KIng Leonidas of Sparta
The amount of churches I noticed in my travels all over Greece were phenomenal. Whether I was in the city or on a long, winding road leading to a far away village, lo and behold another church would appear. They were everywhere and they came in all shapes and sizes.
An opportunity arose whilst I was in Sparta to visit a seaside town nearby called "Gytheio". Don't worry too much about the pronunciation of this place. It's a port city and it too caters well to tourists. It's about 45 mins away by bus and its a very cute place. I remember coming here to swim in the summertime as a child.
The port city of Gytheio
Walking around you almost feel like you are on one of the Greek islands. Little holiday houses and bed and breakfasts dominate this seaside town. Fishermen bring in their daily catch from the sea. A giant light house overlooks the water, once used to guide ships in the night. It's almost cliched and very postcard like.

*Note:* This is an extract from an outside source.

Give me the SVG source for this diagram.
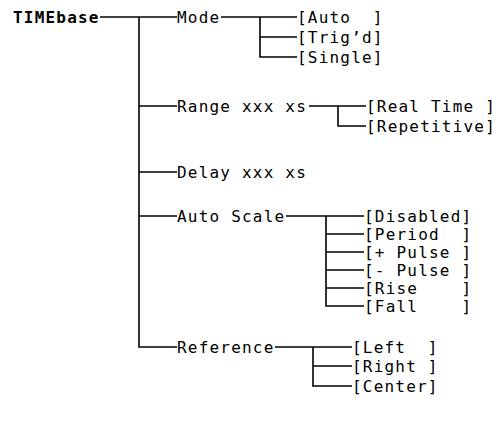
<svg xmlns="http://www.w3.org/2000/svg" width="501" height="423" viewBox="0 0 501 423">
<style>
text{font-family:"DejaVu Sans Mono","Liberation Mono",monospace;font-size:16px;letter-spacing:1.2px;fill:#000;white-space:pre}
.b{font-weight:bold}
.c line,.c path{stroke:#000;stroke-width:1.6;fill:none}
</style>
<rect width="501" height="423" fill="#fff"/>
<g class="c" id="connectors">
<path d="M100 17H177"/>
<path d="M139 17V347H177"/>
<path d="M139 106H177"/>
<path d="M139 172H177"/>
<path d="M139 216H177"/>
<path d="M221 17H297"/>
<path d="M260 17V57H297"/>
<path d="M260 37H297"/>
<path d="M309 106H366"/>
<path d="M338 106V126H366"/>
<path d="M286 216H364"/>
<path d="M326 216V306H364"/>
<path d="M326 234H364"/><path d="M326 252H364"/><path d="M326 270H364"/><path d="M326 288H364"/>
<path d="M275 347H352"/>
<path d="M313 347V386H352"/>
<path d="M313 366H352"/>
</g>
<g id="timebase"><text class="b" x="13" y="23">TIMEbase</text></g>
<g id="mode"><text x="177" y="23">Mode</text></g>
<g id="mode-auto"><text x="297" y="23" xml:space="preserve">[Auto  ]</text></g>
<g id="mode-trigd"><text x="297" y="43">[Trig’d]</text></g>
<g id="mode-single"><text x="297" y="63">[Single]</text></g>
<g id="range"><text x="177" y="112">Range xxx xs</text></g>
<g id="range-real"><text x="366" y="112" xml:space="preserve">[Real Time ]</text></g>
<g id="range-rep"><text x="366" y="132">[Repetitive]</text></g>
<g id="delay"><text x="177" y="178">Delay xxx xs</text></g>
<g id="autoscale"><text x="177" y="222">Auto Scale</text></g>
<g id="as-disabled"><text x="364" y="222">[Disabled]</text></g>
<g id="as-period"><text x="364" y="240" xml:space="preserve">[Period  ]</text></g>
<g id="as-ppulse"><text x="364" y="258" xml:space="preserve">[+ Pulse ]</text></g>
<g id="as-mpulse"><text x="364" y="276" xml:space="preserve">[- Pulse ]</text></g>
<g id="as-rise"><text x="364" y="294" xml:space="preserve">[Rise    ]</text></g>
<g id="as-fall"><text x="364" y="312" xml:space="preserve">[Fall    ]</text></g>
<g id="reference"><text x="177" y="353">Reference</text></g>
<g id="ref-left"><text x="352" y="353" xml:space="preserve">[Left  ]</text></g>
<g id="ref-right"><text x="352" y="372" xml:space="preserve">[Right ]</text></g>
<g id="ref-center"><text x="352" y="392">[Center]</text></g>
</svg>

The lighthouse at "Gytheio"
Oh look! Another church
And of course after walking around all day lapping up the local culture I wanted to eat. So I headed to one of the many restaurants and began another feast, fit for a king.
Souvlaki and fried chips
Wilted wild greens with olive oil and lemon juice
Fried squid or "calamari"
Fried zucchini fritters with feta cheese
Lets dissect the menu. Being true to my blogs name I ordered the souvlaki. To my surprise, the majority of souvlaki served in Greece are made using pork meat. I always assumed it was lamb. Nevertheless, they were tender and had been grilled to utter perfection. The fried potatoes on the side were a nice bonus. Wild greens are served everywhere in Greece and they are very good for you. This mantra was repeated to me all the time as a child. It's only as an adult I realise how true this is. They are blanched and served with a liberal amount of extra virgin olive oil and lemon juice. They are very cleansing and can really help with detoxing the system. The pan fried calamari were a little too tough for me. The waiter exclaimed that they were fresh but had perhaps been over zealously cooked! The zucchini fritters were something else. Vegetarians rejoice! These are so simple but bang out a lot of flavour. Grated zucchini, mashed potato, feta cheese and dill make up the delicious morsels. I had seen them on a few menus but only now attempted to try them. The wait was worth it. These numbers would be great in a tapas menu. They are moreish and you really won't be able to stop at one.
This concludes my current series of posts about Greece. I could go on forever show you all my holiday snaps. But I wouldn't want to bore you. I have a lot of recipes I want to try and to photograph as well. Overall, it was a great time in Greece. It was good to reconnect with family and friends after nearly 30 years. I had left a child and returned a man. A man with a Nikon DSLR camera, that is! So, on with the show as Souvlaki For The Soul tackles the next chapter in its existence. I hope you stay on for the ride!